Prediction #6: A new internet community-hangout will appear. One that you and I will frequent.
Reason for prediction: People like to socialize.
Where's the internet community? I don't see it. People don't hang out on Amazon's website, or Google's, or eBay's, or Microsoft's. Not anywhere, really. There are little chat rooms here and there, and some static link-in sites where you can answer a bunch of questions about your hair color and favorite taco sauce. Yawn.
Someone told me recently that the consensus among online gamers is that the success of Sony's EverQuest is largely due to its strong in-game community. In order to support so many simultaneous players, Sony had to make the monsters really tough, and you have to spend a long time (like half an hour) healing after every fight. So people have nothing to do but sit around campfires and taverns, and socialize.
Hey, remember AOL? There's a blast from the past, eh? Oh wait, I guess they're still around. Admittedly no self-respecting geek would ever use AOL, but you have to admit: AOL's big draw, for those who use it, is the community features. And that's a big draw.
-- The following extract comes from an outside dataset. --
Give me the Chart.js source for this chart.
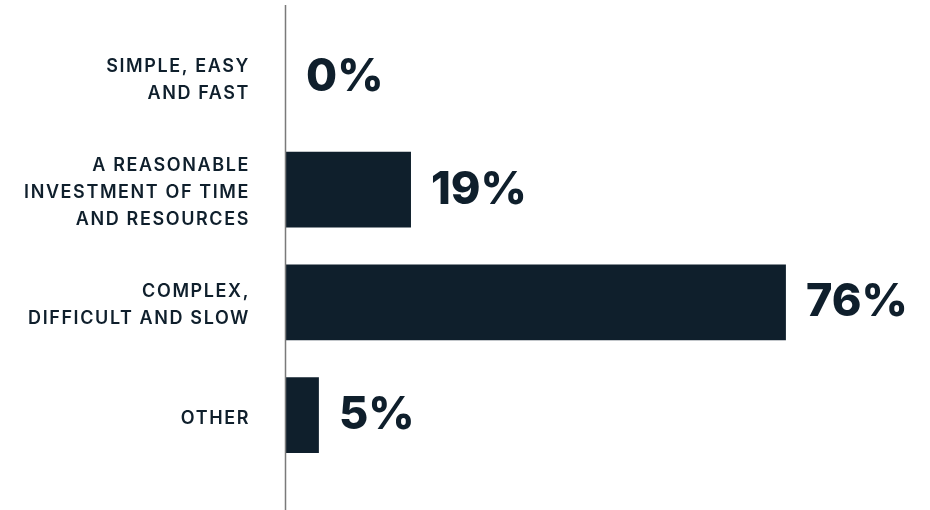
<!DOCTYPE html>
<html>
<head>
<meta charset="utf-8">
<script src="https://cdn.jsdelivr.net/npm/chart.js@4"></script>
<style>
  html, body { margin: 0; padding: 0; background: #ffffff; }
  #wrap { width: 930px; height: 510px; position: relative; }
</style>
</head>
<body>
<div id="wrap"><canvas id="chart"></canvas></div>
<script>
// Survey answers and their shares (%)
const categories = [
  ['SIMPLE, EASY', 'AND FAST'],
  ['A REASONABLE', 'INVESTMENT OF TIME', 'AND RESOURCES'],
  ['COMPLEX,', 'DIFFICULT AND SLOW'],
  ['OTHER']
];
const shares = [0, 19, 76, 5];

const INK = '#0f1f2c';

// Wider tracking and a slight downward nudge for the category labels
const tracking = {
  id: 'tracking',
  beforeDraw(chart) {
    chart.ctx.save();
    chart.ctx.letterSpacing = '1.6px';
    chart.ctx.translate(0, 3);
  },
  beforeDatasetsDraw(chart) {
    chart.ctx.restore();
  }
};

// Vertical baseline running the full height of the canvas at x = 0
const baseline = {
  id: 'baseline',
  afterDatasetsDraw(chart) {
    const { ctx, scales } = chart;
    const x = Math.round(scales.x.getPixelForValue(0)) - 0.5;
    ctx.save();
    ctx.strokeStyle = '#7a7a7a';
    ctx.lineWidth = 1.5;
    ctx.beginPath();
    ctx.moveTo(x, 5);
    ctx.lineTo(x, 510);
    ctx.stroke();
    ctx.restore();
  }
};

// Large percentage labels after each bar end
const valueLabels = {
  id: 'valueLabels',
  afterDatasetsDraw(chart) {
    const { ctx } = chart;
    const meta = chart.getDatasetMeta(0);
    ctx.save();
    ctx.letterSpacing = '0px';
    ctx.fillStyle = INK;
    ctx.font = '800 45px Inter';
    ctx.textAlign = 'left';
    ctx.textBaseline = 'alphabetic';
    meta.data.forEach((bar, i) => {
      ctx.fillText(shares[i] + '%', bar.x + 20, bar.y + 14);
    });
    ctx.restore();
  }
};

new Chart(document.getElementById('chart'), {
  type: 'bar',
  data: {
    labels: categories,
    datasets: [{
      data: shares,
      backgroundColor: INK,
      borderWidth: 0,
      categoryPercentage: 1,
      barPercentage: 0.674
    }]
  },
  options: {
    indexAxis: 'y',
    responsive: true,
    maintainAspectRatio: false,
    animation: false,
    layout: { padding: { top: 20.5, bottom: 38.5, left: 0, right: 52 } },
    plugins: { legend: { display: false }, tooltip: { enabled: false } },
    scales: {
      x: { display: false, min: 0, max: 90 },
      y: {
        grid: { display: false, drawTicks: false },
        border: { display: false },
        ticks: {
          color: INK,
          padding: 36,
          font: { family: 'Inter', size: 18, weight: '600', lineHeight: 1.48 }
        },
        afterFit(scale) {
          scale.width = 286;
          scale.paddingTop = 0;
          scale.paddingBottom = 0;
        }
      }
    }
  },
  plugins: [tracking, baseline, valueLabels]
});
</script>
</body>
</html>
Big enough to let AOL buy giant entertainment/media conglomerates like Time Warner.
Socialization has to be real-time; i.e., things like chat rooms, IRQ, instant messaging. But those are so boring, so passé. People also need a reason to hang out, some sort of shared goal or shared frustration that gives them something to talk about during those awkward silences.
Like, games. Or sports. Or gambling. Or discussion groups about books with names like "He's Just Not That Into You: The No-Excuses Truth to Understanding Guys."
It's an uncomfortable truth that most Americans spend the majority of their free time watching television. They like their mindless entertainment. But going to the movies is more fun, because there are people there, all ooh-ing and aaah-ing and boo-ing along with you. Too bad you can't go to the movies and stay at home on your couch simultaneously, eh?
Games, movies, and chat rooms are all converging, because people want to hang out, be entertained, and be slightly challenged, all while sitting on their couch. Or possibly sitting in an internet cafe, as 5 percent of the population of Korea does at any given time, playing the online game "Lineage". They've got it figured out better than most other countries.
Wikis, newsgroups, mailing lists, bulletin boards, forums, commentable blogs -- they're all bullshit. Home pages are bullshit. People want to socialize, and create content, and compete lightly with each other at different things, and learn things, and be entertained: all in the same place, all from their couch.
Whoever solves this -- i.e. whoever creates AOL for real people, or whatever the heck this thing turns out to be -- is going to be really, really rich.
2 comments:
You aren't a MySpace user, are you?
Hehe, no. :-)
Ok, it could have been MySpace as well.